Traders should look for the converging trend lines that form a triangular shape resembling a pennant after a sharp flagpole-like price movement. By recognising the pattern early, traders can position themselves for potential profits.
However, exercise caution and wait for confirmation of the breakout. Increased trading volume during the breakout indicates stronger market participation and validates the potential price movement. Volume can provide valuable insights into the reliability of the pattern and help traders make more informed trading decisions.
Calculating potential profit targets is another essential aspect of trading with pennant patterns. Traders can measure the height of the preceding flagpole and project it from the breakout point to estimate the potential price target. This method estimates how far the price may move, allowing traders to set realistic profit goals.
Risk management is crucial in any trading strategy, including using pennant patterns. False breakouts can occur, leading to potential losses. To protect against false breakouts, traders can implement risk management techniques such as setting stop-loss orders at appropriate levels. These orders automatically trigger a sell order if the price moves against the expected breakout direction, limiting potential losses.

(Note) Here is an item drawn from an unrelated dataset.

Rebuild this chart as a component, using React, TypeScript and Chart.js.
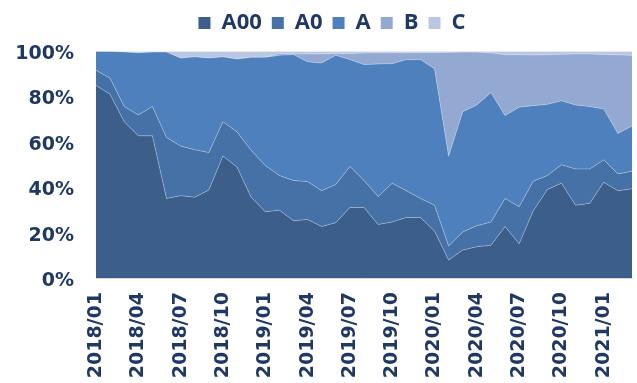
import React, { useEffect, useRef } from "react";
import { Chart, registerables } from "chart.js";

Chart.register(...registerables);

const labels = [
  "2018/01", "2018/02", "2018/03", "2018/04", "2018/05", "2018/06", "2018/07", "2018/08", "2018/09", "2018/10", "2018/11", "2018/12",
  "2019/01", "2019/02", "2019/03", "2019/04", "2019/05", "2019/06", "2019/07", "2019/08", "2019/09", "2019/10", "2019/11", "2019/12",
  "2020/01", "2020/02", "2020/03", "2020/04", "2020/05", "2020/06", "2020/07", "2020/08", "2020/09", "2020/10", "2020/11", "2020/12",
  "2021/01", "2021/02", "2021/03",
];

const seriesNames = ["A00", "A0", "A", "B", "C"];

const a00 = [84.9, 81.0, 68.9, 62.7, 62.7, 35.1, 36.3, 35.6, 38.8, 53.8, 48.9, 35.6, 29.2, 29.9, 25.2, 25.8, 22.7, 24.4, 31.1, 31.1, 23.6, 24.7, 26.7, 26.7, 20.7, 7.9, 12.3, 13.8, 14.4, 22.7, 15.1, 29.6, 39.0, 41.8, 32.1, 32.9, 42.2, 38.5, 39.3];
const a0 = [6.7, 7.1, 6.7, 9.2, 12.9, 26.8, 21.9, 21.0, 16.5, 15.1, 15.5, 20.7, 20.4, 15.3, 17.8, 16.7, 15.8, 16.8, 18.1, 11.9, 12.3, 17.1, 11.8, 8.4, 11.4, 6.2, 8.0, 9.2, 10.3, 12.4, 16.3, 13.1, 6.2, 8.1, 16.0, 15.2, 9.9, 7.4, 7.8];
const aSeg = [8.4, 11.9, 24.1, 27.4, 24.0, 37.7, 38.8, 40.9, 41.7, 28.6, 32.2, 41.0, 47.7, 53.0, 55.5, 52.8, 56.3, 57.0, 47.1, 51.1, 58.5, 52.7, 57.8, 61.2, 60.2, 39.7, 53.0, 53.3, 57.1, 36.5, 43.9, 33.3, 31.4, 28.2, 28.2, 27.5, 22.4, 17.8, 19.9];
const bSeg = [0, 0, 0, 0, 0, 0, 0, 0, 0, 0, 0, 0, 0, 0.8, 0.3, 3.5, 4.0, 0.8, 2.7, 5.1, 4.8, 4.8, 3.0, 3.0, 7.1, 45.7, 26.3, 23.3, 17.5, 26.9, 23.2, 22.3, 21.9, 20.6, 22.5, 23.2, 24.1, 34.7, 31.2];
const cSeg = [0, 0, 0.3, 0.7, 0.4, 0.4, 3.0, 2.5, 3.0, 2.5, 3.4, 2.7, 2.7, 1.0, 1.2, 1.2, 1.2, 1.0, 1.0, 0.8, 0.8, 0.7, 0.7, 0.7, 0.6, 0.5, 0.4, 0.4, 0.7, 1.5, 1.5, 1.7, 1.5, 1.3, 1.2, 1.2, 1.4, 1.6, 1.8];

const yTicks = [0, 20, 40, 60, 80, 100];

const seriesValues = [a00, a0, aSeg, bSeg, cSeg];
const seriesColors = ["#3b5e8b", "#4571a6", "#4d80bd", "#94a9d1", "#bac7e2"];
const textColor = "#1f3864";

export default function App() {
  const ref = useRef<HTMLCanvasElement>(null);

  useEffect(() => {
    const canvas = ref.current;
    if (!canvas) return;
    const chart = new Chart(canvas, {
      type: "line",
      data: {
        labels,
        datasets: seriesNames.map((name, i) => ({
          label: name,
          data: seriesValues[i],
          backgroundColor: seriesColors[i],
          borderColor: "rgba(255,255,255,0.3)",
          borderWidth: 1,
          pointRadius: 0,
          tension: 0,
          fill: i === 0 ? "origin" : "-1",
        })),
      },
      options: {
        animation: false,
        responsive: false,
        devicePixelRatio: 1,
        layout: { padding: { left: 32, right: 5, top: 2, bottom: 0 } },
        plugins: {
          legend: {
            position: "top",
            labels: {
              boxWidth: 12,
              boxHeight: 12,
              padding: 10,
              color: textColor,
              font: { family: "'Liberation Sans Narrow', 'Open Sans', sans-serif", size: 22, weight: "bold" },
              generateLabels: (c: any) =>
                Chart.defaults.plugins.legend.labels.generateLabels(c).map((l: any) => ({ ...l, lineWidth: 0 })),
            },
          },
          // empty spacer between the legend and the plot area
          subtitle: { display: true, text: "", weight: 500, padding: { top: 0, bottom: 6 }, font: { size: 1 } },
          tooltip: { enabled: false },
        },
        scales: {
          x: {
            offset: false,
            grid: { display: false, drawTicks: false },
            border: { display: true, color: "#d9d9d9", width: 1 },
            ticks: {
              autoSkip: false,
              maxRotation: 90,
              minRotation: 90,
              padding: 14,
              color: textColor,
              font: { family: "'DejaVu Sans'", size: 19, weight: "bold" },
              callback: (_v: any, idx: number) => (idx % 3 === 0 ? labels[idx] : ""),
            },
            afterFit: (s: any) => {
              s.height = 105;
              // the last (blank) label needs no room on the right
              s.paddingRight = 0;
            },
          },
          y: {
            stacked: true,
            min: 0,
            max: 100,
            afterBuildTicks: (s: any) => {
              s.ticks = yTicks.map((v) => ({ value: v }));
            },
            grid: { display: false, drawTicks: false },
            border: { display: true, color: "#d9d9d9", width: 1 },
            ticks: {
              padding: 22,
              labelOffset: 3,
              color: textColor,
              font: { family: "'DejaVu Sans'", size: 19, weight: "bold" },
              callback: (v: any) => v + "%",
            },
            afterFit: (s: any) => {
              s.width = 64;
              // let the tick labels extend into the layout padding instead of being clipped
              s._computeLabelArea = () => undefined;
            },
          },
        },
      },
    });
    return () => chart.destroy();
  }, []);

  return (
    <canvas
      ref={ref}
      width={637}
      height={383}
      style={{ position: "absolute", left: 0, top: 0, width: 637, height: 383, display: "block" }}
    />
  );
}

The formation process of pennant patterns begins with an initial strong price movement, often called the flagpole. This flagpole represents a significant and rapid increase or decrease in price, creating a strong momentum in the market.
Following the flagpole, a period of consolidation occurs, with price action forming converging trendlines. This consolidation phase is characterised by decreasing volatility and a tightening range between the highs and lows of the price. The converging trend lines create a triangular shape resembling a pennant, which gives the pattern its name.

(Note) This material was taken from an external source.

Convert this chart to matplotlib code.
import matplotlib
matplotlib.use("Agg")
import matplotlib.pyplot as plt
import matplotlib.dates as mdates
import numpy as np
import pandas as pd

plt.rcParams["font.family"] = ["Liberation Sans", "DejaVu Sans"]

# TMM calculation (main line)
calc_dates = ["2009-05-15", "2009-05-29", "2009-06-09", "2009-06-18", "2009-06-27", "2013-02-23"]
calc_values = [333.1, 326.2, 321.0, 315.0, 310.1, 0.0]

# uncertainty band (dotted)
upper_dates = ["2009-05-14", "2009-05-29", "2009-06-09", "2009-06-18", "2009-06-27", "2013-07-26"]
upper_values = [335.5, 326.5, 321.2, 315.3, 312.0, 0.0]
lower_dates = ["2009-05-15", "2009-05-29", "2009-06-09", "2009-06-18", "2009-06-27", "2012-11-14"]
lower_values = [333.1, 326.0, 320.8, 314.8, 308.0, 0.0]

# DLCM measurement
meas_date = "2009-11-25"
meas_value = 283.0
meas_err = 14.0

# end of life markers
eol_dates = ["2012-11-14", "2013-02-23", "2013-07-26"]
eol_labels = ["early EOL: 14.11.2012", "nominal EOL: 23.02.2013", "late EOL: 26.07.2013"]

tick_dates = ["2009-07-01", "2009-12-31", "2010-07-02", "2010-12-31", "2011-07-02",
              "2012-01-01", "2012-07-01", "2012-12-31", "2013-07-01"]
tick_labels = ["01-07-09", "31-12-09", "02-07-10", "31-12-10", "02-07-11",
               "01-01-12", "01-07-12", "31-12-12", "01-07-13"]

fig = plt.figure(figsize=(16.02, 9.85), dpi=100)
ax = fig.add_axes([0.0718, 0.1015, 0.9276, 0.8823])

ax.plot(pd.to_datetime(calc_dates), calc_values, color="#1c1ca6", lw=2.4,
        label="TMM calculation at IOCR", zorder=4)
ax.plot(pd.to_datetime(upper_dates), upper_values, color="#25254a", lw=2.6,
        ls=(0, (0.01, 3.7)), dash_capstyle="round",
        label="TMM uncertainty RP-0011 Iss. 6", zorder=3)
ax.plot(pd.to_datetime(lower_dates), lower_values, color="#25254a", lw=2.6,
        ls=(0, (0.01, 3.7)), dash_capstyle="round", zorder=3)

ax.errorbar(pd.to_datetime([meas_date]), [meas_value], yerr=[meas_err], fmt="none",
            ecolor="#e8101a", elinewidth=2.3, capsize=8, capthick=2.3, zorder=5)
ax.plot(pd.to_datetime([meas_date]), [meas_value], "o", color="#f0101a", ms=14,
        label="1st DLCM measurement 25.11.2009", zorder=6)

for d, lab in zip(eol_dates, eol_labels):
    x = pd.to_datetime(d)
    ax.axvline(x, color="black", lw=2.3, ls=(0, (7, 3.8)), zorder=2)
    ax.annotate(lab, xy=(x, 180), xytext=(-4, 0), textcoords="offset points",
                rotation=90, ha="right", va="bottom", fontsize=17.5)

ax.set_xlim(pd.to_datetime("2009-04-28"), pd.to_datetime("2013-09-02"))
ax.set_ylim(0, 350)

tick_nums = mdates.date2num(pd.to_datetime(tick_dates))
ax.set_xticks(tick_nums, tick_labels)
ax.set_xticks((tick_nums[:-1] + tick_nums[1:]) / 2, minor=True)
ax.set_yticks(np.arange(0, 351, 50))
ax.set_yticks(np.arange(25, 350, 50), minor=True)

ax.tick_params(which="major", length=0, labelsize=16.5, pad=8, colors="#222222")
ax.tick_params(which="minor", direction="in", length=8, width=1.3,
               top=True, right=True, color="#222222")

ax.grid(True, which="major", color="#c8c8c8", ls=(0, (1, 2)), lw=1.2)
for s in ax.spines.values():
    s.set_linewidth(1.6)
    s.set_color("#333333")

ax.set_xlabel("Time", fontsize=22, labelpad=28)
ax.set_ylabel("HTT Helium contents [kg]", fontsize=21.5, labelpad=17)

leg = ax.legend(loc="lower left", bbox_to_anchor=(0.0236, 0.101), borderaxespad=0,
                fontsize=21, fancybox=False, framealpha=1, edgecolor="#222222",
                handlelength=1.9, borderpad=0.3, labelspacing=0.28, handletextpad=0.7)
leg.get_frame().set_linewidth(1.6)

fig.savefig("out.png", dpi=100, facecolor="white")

The final stage of the pennant pattern is the breakout. The breakout occurs when the price breaks through one of the converging trendlines, typically in the direction of the initial strong movement or flagpole. This breakout is often accompanied by increased trading volume, signalling increased market participation and confirming the potential for a significant price movement.

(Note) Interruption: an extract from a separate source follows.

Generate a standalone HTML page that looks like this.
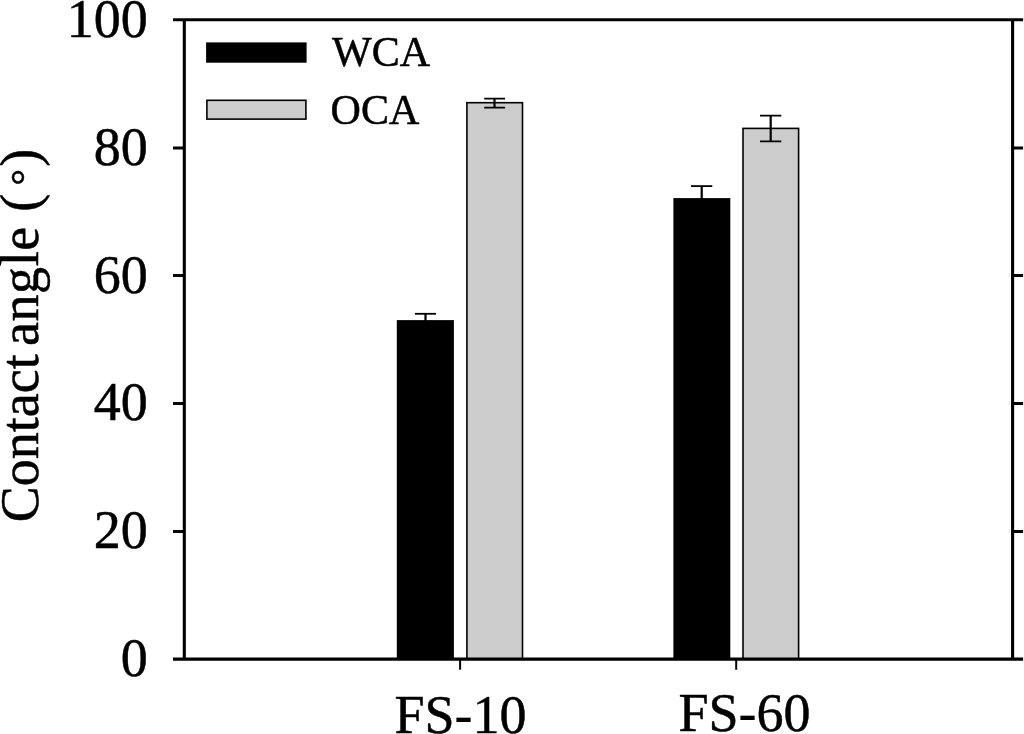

Feature | Pennant Patterns | Symmetrical Triangle Patterns | Ascending Triangle Patterns | Descending Triangle Patterns |
Shape | Small, a symmetrical shape resembling a pennant with converging trend lines that meet at an acute angle. | Symmetrical shape with two converging trend lines of similar slope, meeting at an apex. | Characterised by a flat upper trendline (resistance) and an ascending lower trendline (support). | Characterised by a flat lower trendline (support) and a descending upper trendline (resistance). |
Duration | Short-term, typically forming over a period of 1 to 3 weeks. | Medium-term, usually developing over a few weeks to a few months. | Medium-term, often forming over a few weeks to a few months. | Medium-term, with formation typically spanning a few weeks to a few months. |
Typical Volume Patterns | Volume diminishes as the pattern forms, with a significant increase in volume on the breakout. | Volume tends to decrease as the pattern develops, with a noticeable increase in volume upon breakout. | Volume decreases during the formation of the pattern, with an expected increase in volume on the breakout, especially through the resistance level. | Volume generally decreases as the pattern forms, with a breakout typically accompanied by increased volume, particularly through the support level. |
A pennant chart pattern is a technical analysis tool to identify potential trend reversals or continuations in the stock market. Traders can use this pattern to decide when to buy or sell stocks based on their formation and other indicators.
While it may not always be 100% accurate, understanding and recognising this pattern can greatly benefit traders in navigating the volatile stock market. With this knowledge, we hope you can utilise the pennant chart pattern to improve your trading strategy and succeed in the market.